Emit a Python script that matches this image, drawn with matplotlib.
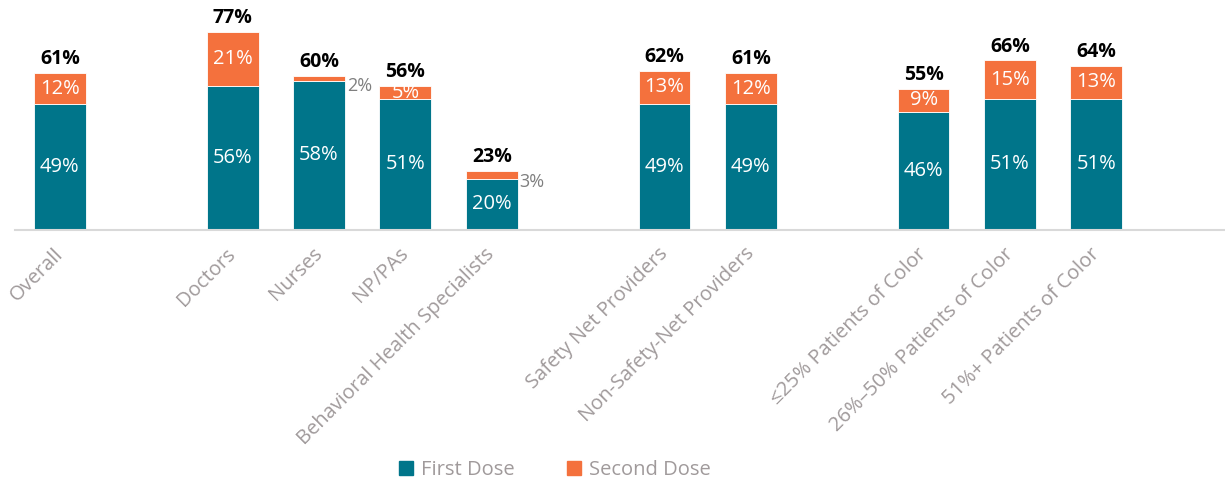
import matplotlib
matplotlib.use("Agg")
import matplotlib.pyplot as plt
from matplotlib.patches import Patch
from matplotlib.transforms import ScaledTranslation

plt.rcParams['font.family'] = ['Open Sans', 'DejaVu Sans']

categories = ["Overall", "Doctors", "Nurses", "NP/PAs", "Behavioral Health Specialists",
              "Safety Net Providers", "Non-Safety-Net Providers",
              "≤25% Patients of Color", "26%–50% Patients of Color", "51%+ Patients of Color"]
slots = [0, 2, 3, 4, 5, 7, 8, 10, 11, 12]
first_dose = [49, 56, 58, 51, 20, 49, 49, 46, 51, 51]
second_dose = [12, 21, 2, 5, 3, 13, 12, 9, 15, 13]
totals = [61, 77, 60, 56, 23, 62, 61, 55, 66, 64]
outside_second = [False, False, True, False, True, False, False, False, False, False]

TEAL = "#00758A"
ORANGE = "#F4713D"
GRAY = "#A09A9B"

fig = plt.figure(figsize=(12.25, 4.84), dpi=100)
ax = fig.add_axes([15/1225, (484-230)/484, 1210/1225, 230/484])

w = 0.6
ax.bar(slots, first_dose, width=w, color=TEAL, edgecolor="white", linewidth=0.6)
ax.bar(slots, second_dose, bottom=first_dose, width=w, color=ORANGE, edgecolor="white", linewidth=0.6)

for x, f, s, t, out in zip(slots, first_dose, second_dose, totals, outside_second):
    ax.text(x, f/2, f"{f}%", ha="center", va="center", color="white", fontsize=14.5)
    if out:
        ax.text(x + w/2 + 0.02, f + s/2 - 3, f"{s}%", ha="left", va="center", color="#7F7F7F", fontsize=13)
    else:
        ax.text(x, f + s/2, f"{s}%", ha="center", va="center", color="white", fontsize=14.5)
    ax.text(x, f + s + 1.5, f"{t}%", ha="center", va="bottom", color="black", fontsize=14, fontweight="bold")

ax.set_xlim(-0.52, 13.49)
ax.set_ylim(0, 230/2.57)
ax.set_xticks(slots)
ax.set_xticklabels(categories, rotation=45, ha="right", rotation_mode="anchor",
                   color=GRAY, fontsize=14.5)
ax.tick_params(axis="x", length=0, pad=10)
shift = ScaledTranslation(-7/100, 0, fig.dpi_scale_trans)
for lab in ax.get_xticklabels():
    lab.set_transform(lab.get_transform() + shift)
ax.set_yticks([])
for sp in ["top", "right", "left"]:
    ax.spines[sp].set_visible(False)
ax.spines["bottom"].set_color("#D9D9D9")
ax.spines["bottom"].set_linewidth(1.5)

handles = [Patch(color=TEAL, label="First Dose"), Patch(color=ORANGE, label="Second Dose")]
fig.legend(handles=handles, loc="center", bbox_to_anchor=(555/1225, 1 - 470/484), ncol=2,
           frameon=False, fontsize=14.5, labelcolor=GRAY, handlelength=0.7, handleheight=0.7,
           handletextpad=0.4, columnspacing=2.6)

fig.savefig("out.png", dpi=100)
● ● ● ● ● ● ●
Exercise -> Write out the material above again, word for word, minus its pictures.

Full output ->
Emit a Python script that matches this image, drawn with matplotlib.
import matplotlib
matplotlib.use("Agg")
import matplotlib.pyplot as plt
from matplotlib.patches import Patch
from matplotlib.transforms import ScaledTranslation

plt.rcParams['font.family'] = ['Open Sans', 'DejaVu Sans']

categories = ["Overall", "Doctors", "Nurses", "NP/PAs", "Behavioral Health Specialists",
              "Safety Net Providers", "Non-Safety-Net Providers",
              "≤25% Patients of Color", "26%–50% Patients of Color", "51%+ Patients of Color"]
slots = [0, 2, 3, 4, 5, 7, 8, 10, 11, 12]
first_dose = [49, 56, 58, 51, 20, 49, 49, 46, 51, 51]
second_dose = [12, 21, 2, 5, 3, 13, 12, 9, 15, 13]
totals = [61, 77, 60, 56, 23, 62, 61, 55, 66, 64]
outside_second = [False, False, True, False, True, False, False, False, False, False]

TEAL = "#00758A"
ORANGE = "#F4713D"
GRAY = "#A09A9B"

fig = plt.figure(figsize=(12.25, 4.84), dpi=100)
ax = fig.add_axes([15/1225, (484-230)/484, 1210/1225, 230/484])

w = 0.6
ax.bar(slots, first_dose, width=w, color=TEAL, edgecolor="white", linewidth=0.6)
ax.bar(slots, second_dose, bottom=first_dose, width=w, color=ORANGE, edgecolor="white", linewidth=0.6)

for x, f, s, t, out in zip(slots, first_dose, second_dose, totals, outside_second):
    ax.text(x, f/2, f"{f}%", ha="center", va="center", color="white", fontsize=14.5)
    if out:
        ax.text(x + w/2 + 0.02, f + s/2 - 3, f"{s}%", ha="left", va="center", color="#7F7F7F", fontsize=13)
    else:
        ax.text(x, f + s/2, f"{s}%", ha="center", va="center", color="white", fontsize=14.5)
    ax.text(x, f + s + 1.5, f"{t}%", ha="center", va="bottom", color="black", fontsize=14, fontweight="bold")

ax.set_xlim(-0.52, 13.49)
ax.set_ylim(0, 230/2.57)
ax.set_xticks(slots)
ax.set_xticklabels(categories, rotation=45, ha="right", rotation_mode="anchor",
                   color=GRAY, fontsize=14.5)
ax.tick_params(axis="x", length=0, pad=10)
shift = ScaledTranslation(-7/100, 0, fig.dpi_scale_trans)
for lab in ax.get_xticklabels():
    lab.set_transform(lab.get_transform() + shift)
ax.set_yticks([])
for sp in ["top", "right", "left"]:
    ax.spines[sp].set_visible(False)
ax.spines["bottom"].set_color("#D9D9D9")
ax.spines["bottom"].set_linewidth(1.5)

handles = [Patch(color=TEAL, label="First Dose"), Patch(color=ORANGE, label="Second Dose")]
fig.legend(handles=handles, loc="center", bbox_to_anchor=(555/1225, 1 - 470/484), ncol=2,
           frameon=False, fontsize=14.5, labelcolor=GRAY, handlelength=0.7, handleheight=0.7,
           handletextpad=0.4, columnspacing=2.6)

fig.savefig("out.png", dpi=100)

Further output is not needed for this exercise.